Joshua Bloch addesses this in Effective Java: Second Edition in item 34, when he presents a shared interface pattern for enums. Here is his example of the pattern:
public interface Operation {
double apply(double x, double y);
}
public enum BasicOperation implements Operation {
PLUS("+") {
public double apply(double x, double y) { return x + y; }
},
MINUS("-") {
public double apply(double x, double y) { return x - y; }
},
TIMES("*") {
public double apply(double x, double y) { return x * y; }
},
DIVIDE("/") {
public double apply(double x, double y) { return x / y; }
}
This is about as close as you can get to shared state when it comes to enums. As Johan Sjöberg said above, it might just be easiest to simply combine the enums into another enum.
Best of luck!
The closest you can get is to have A and B implement some shared interface.

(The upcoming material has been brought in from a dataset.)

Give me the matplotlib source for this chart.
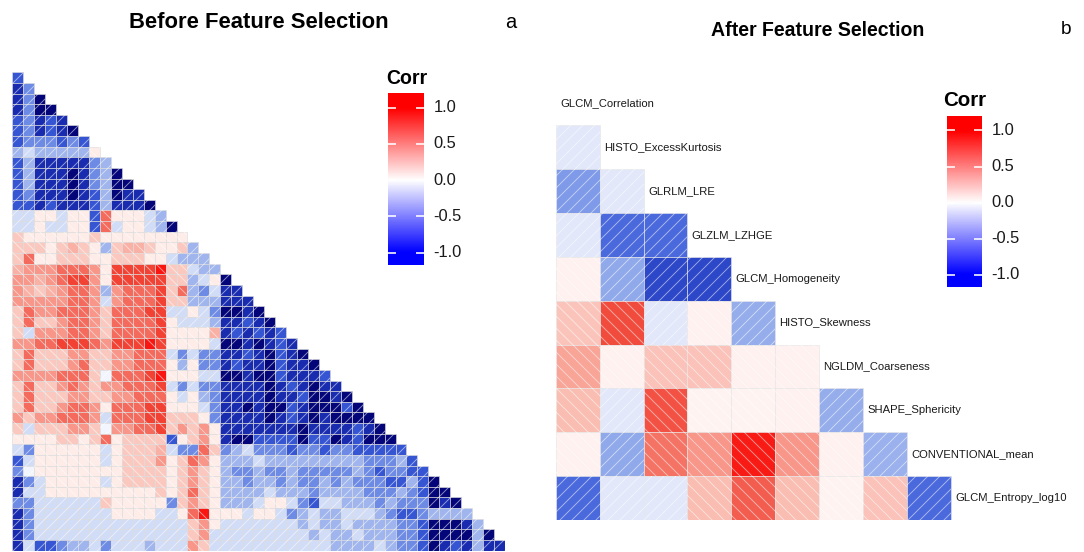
import numpy as np
import matplotlib
matplotlib.use('Agg')
import matplotlib.pyplot as plt
from matplotlib.colors import LinearSegmentedColormap, Normalize
from matplotlib.patches import Rectangle

plt.rcParams['font.family'] = ['Liberation Sans', 'DejaVu Sans']
plt.rcParams['hatch.linewidth'] = 0.9

W, H = 1084, 552

# ---- data -------------------------------------------------------------
# before selection: lower triangle, one character per cell
level_codes = {'N': -0.97, 'D': -0.8, 'B': -0.62, 'b': -0.45, 'l': -0.3, 'e': -0.15,
               'w': -0.04, 'p': 0.09, 'q': 0.25, 's': 0.35, 'r': 0.45, 'R': 0.6,
               'S': 0.76, 'T': 0.92}
before_rows = [
    "B",
    "Db",
    "DbN",
    "DbNN",
    "BbDBD",
    "BbDBDN",
    "BbbbBbB",
    "lelllllp",
    "BlDDDDDbl",
    "BlDDDNDblN",
    "BlDDDNDblNN",
    "BbDDDNDBlNDD",
    "BBDBDDDBlDDDN",
    "eeppeppBRpppel",
    "eepeeppBReppelN",
    "qppppppqpppppppp",
    "qqqpqsqplqssqppql",
    "qRppqqqppqqqppelll",
    "srrrRRRrpSSSSTqqell",
    "rrsrRSSrpSSSSSqqlepN",
    "rsqsrRRrlrRRRSqRlbeDD",
    "rrrrrRRrerRRRSqqlllDDD",
    "qRrrRRRrqRRRSS" + "eepeb" + "NNDN",
    "qRqqrRRrqRRRRS" + "peeel" + "DDBDN",
    "qerrrRRrqRRRRS" + "pppps" + "DBDBDB",
    "rrRRSSSRrSSSTS" + "ppppe" + "NNDNDBD",
    "qRqqqrrqqrrRRR" + "ebebb" + "DDBDNBDN",
    "qRqqqrRqqrrRRR" + "plpbb" + "DBDDNBDDN",
    "rrrrRRRqwRRRST" + "pppee" + "NNDNNBDDDB",
    "qRqqrRrqrrRRRS" + "ebebb" + "DDDDNDBDNDD",
    "qRqqqrrqqrrRRR" + "peplb" + "DDDDNDDBNNDN",
    "qRqqrRRrpRRRSS" + "pppeb" + "DDNDNNBDNNNBN",
    "rqrrRRRreRRRSS" + "qqqpb" + "DDDDNDBDNDNNNN",
    "qeqqqrrqwrrRRS" + "qrqrp" + "DDDDDDDNDDDDBDN",
    "ppppqqpqRpqqqq" + "Bpqrp" + "DNNBBBBNBBNDBNNN",
    "ebppppppepqqqs" + "ebbRq" + "blebbbBbbBbbBBBBB",
    "Beppppppepqqqr" + "pqRrp" + "lllelllllllllbbblB",
    "bwppppppppqqqq" + "pqrqp" + "lbblbblbbbbblbBbbBB",
    "Dbepppppepqqqq" + "pqrqp" + "llbllblbblblbbbBBlBN",
    "Deeppppppppppq" + "pqRqp" + "llllelllbllllbbblbBNN",
    "bbeeeeeeqppppp" + "bqrqp" + "llleppebBeelllblbbbNDN",
    "Dbeeeeeeeppppe" + "epRTp" + "ppeppeblelleeelbBBbllll",
    "Dbeeeeeeeeeeee" + "eeqrp" + "eeeeeeelellellllbbBNNNDl",
    "Dbeeeeeeeeeeee" + "eeqre" + "eeeeeeeelellelllbbBNNNNlN",
    "DeBBbllebeeele" + "eerqe" + "eeeeeeeeeellllelbbBNDBDlDD",
]

# after selection
after_labels = ["GLCM_Correlation", "HISTO_ExcessKurtosis", "GLRLM_LRE", "GLZLM_LZHGE",
                "GLCM_Homogeneity", "HISTO_Skewness", "NGLDM_Coarseness",
                "SHAPE_Sphericity", "CONVENTIONAL_mean", "GLCM_Entropy_log10"]
after_values = [
    [],
    [-0.1],
    [-0.4, -0.1],
    [-0.1, -0.55, -0.55],
    [0.07, -0.35, -0.68, -0.68],
    [0.27, 0.72, -0.1, 0.07, -0.33],
    [0.4, 0.07, 0.28, 0.28, 0.07, 0.07],
    [0.3, -0.1, 0.7, 0.06, 0.06, 0.07, -0.33],
    [0.07, -0.35, 0.57, 0.45, 0.9, 0.45, 0.07, -0.32],
    [-0.55, -0.1, -0.1, 0.3, 0.65, 0.3, 0.06, 0.28, -0.55],
]

cbar_ticks = [1.0, 0.5, 0.0, -0.5, -1.0]
cbar_labels = ["1.0", "0.5", "0.0", "-0.5", "-1.0"]

# ---- colours ----------------------------------------------------------
cell_cmap = LinearSegmentedColormap.from_list('cells', [
    (0.0, '#000070'), (0.1, '#1a2db0'), (0.2, '#3a5ad8'), (0.3, '#7f9be8'),
    (0.4, '#c3d1f5'), (0.5, '#ffffff'), (0.6, '#fcd5ce'), (0.7, '#f8a598'),
    (0.8, '#f46a5c'), (0.9, '#f0392c'), (1.0, '#ff0000')])
bar_cmap = LinearSegmentedColormap.from_list('bar', ['#0000ff', '#ffffff', '#ff0000'])
norm = Normalize(-1, 1)


def draw_cell(ax, x, y, v, edge, lw):
    ax.add_patch(Rectangle((x, y), 1, 1, facecolor=cell_cmap(norm(v)),
                           edgecolor=edge, linewidth=lw))
    ax.add_patch(Rectangle((x, y), 1, 1, facecolor='none', edgecolor=(1, 1, 1, 0.55),
                           linewidth=0, hatch='//' if v < 0 else '\\\\'))


def px_axes(x0, y0, w, h):
    return fig.add_axes([x0 / W, 1 - (y0 + h) / H, w / W, h / H])


def colorbar(x0, y0, w, h, lo, hi):
    cax = px_axes(x0, y0, w, h)
    grad = np.linspace(hi, lo, 200).reshape(-1, 1)
    cax.imshow(grad, cmap=bar_cmap, norm=norm, aspect='auto',
               extent=[0, 1, lo, hi], interpolation='bilinear')
    cax.set_xlim(0, 1)
    cax.set_ylim(lo, hi)
    for t, lab in zip(cbar_ticks, cbar_labels):
        cax.plot([0, 0.22], [t, t], color='white', lw=1.6, solid_capstyle='butt')
        cax.plot([0.78, 1], [t, t], color='white', lw=1.6, solid_capstyle='butt')
        cax.text(1.27, t, lab, transform=cax.get_yaxis_transform(), ha='left',
                 va='center', fontsize=16.5, color='#1a1a1a')
    cax.axis('off')
    return cax


fig = plt.figure(figsize=(W / 72, H / 72), dpi=72)

# ---- left panel -------------------------------------------------------
n = len(before_rows)
axl = px_axes(12.3, 72.3, 492.7, 478.3)
for r, row in enumerate(before_rows):
    for c, ch in enumerate(row):
        draw_cell(axl, c, r, level_codes[ch], '#dcdcdc', 0.6)
axl.set_xlim(0, n)
axl.set_ylim(n, 0)
axl.axis('off')

colorbar(388, 93, 36, 172, -1.17, 1.2)
fig.text(386 / W, 1 - 78 / H, "Corr", ha='left', va='center', fontsize=19.5,
         fontweight='bold')
fig.text(259 / W, 1 - 22 / H, "Before Feature Selection", ha='center', va='center',
         fontsize=22, fontweight='bold')
fig.text(511 / W, 1 - 22 / H, "a", ha='center', va='center', fontsize=20)

# ---- right panel ------------------------------------------------------
cell = 43.9
axr = px_axes(555.7, 81.1, 10 * cell, 10 * cell)
for k, (lab, vals) in enumerate(zip(after_labels, after_values)):
    for j, v in enumerate(vals):
        draw_cell(axr, j, k, v, '#e6e6e6', 0.6)
    axr.text(k + 0.1, k + 0.5, lab, ha='left', va='center', fontsize=11.3,
             color='#1a1a1a')
axr.set_xlim(0, 10)
axr.set_ylim(10, 0)
axr.axis('off')

colorbar(947, 116, 35, 171, -1.17, 1.2)
fig.text(943 / W, 1 - 101 / H, "Corr", ha='left', va='center', fontsize=20.5,
         fontweight='bold')
fig.text(818 / W, 1 - 30 / H, "After Feature Selection", ha='center', va='center',
         fontsize=19.5, fontweight='bold')
fig.text(1066 / W, 1 - 30 / H, "b", ha='center', va='center', fontsize=19)

fig.savefig('out.png', dpi=72)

enum A implements MyEnum{A1,A2}
enum B implements MyEnum{B1,B2}
MyEnum e = B.B1;
This solution wont work with the switch statement nor with the optimised enum collections.
Your use-case is not supported by the java enum implementation, it was either to complex to implement (compared to its usefulness) or it didn't come up (none of the few languages that I know support this directly).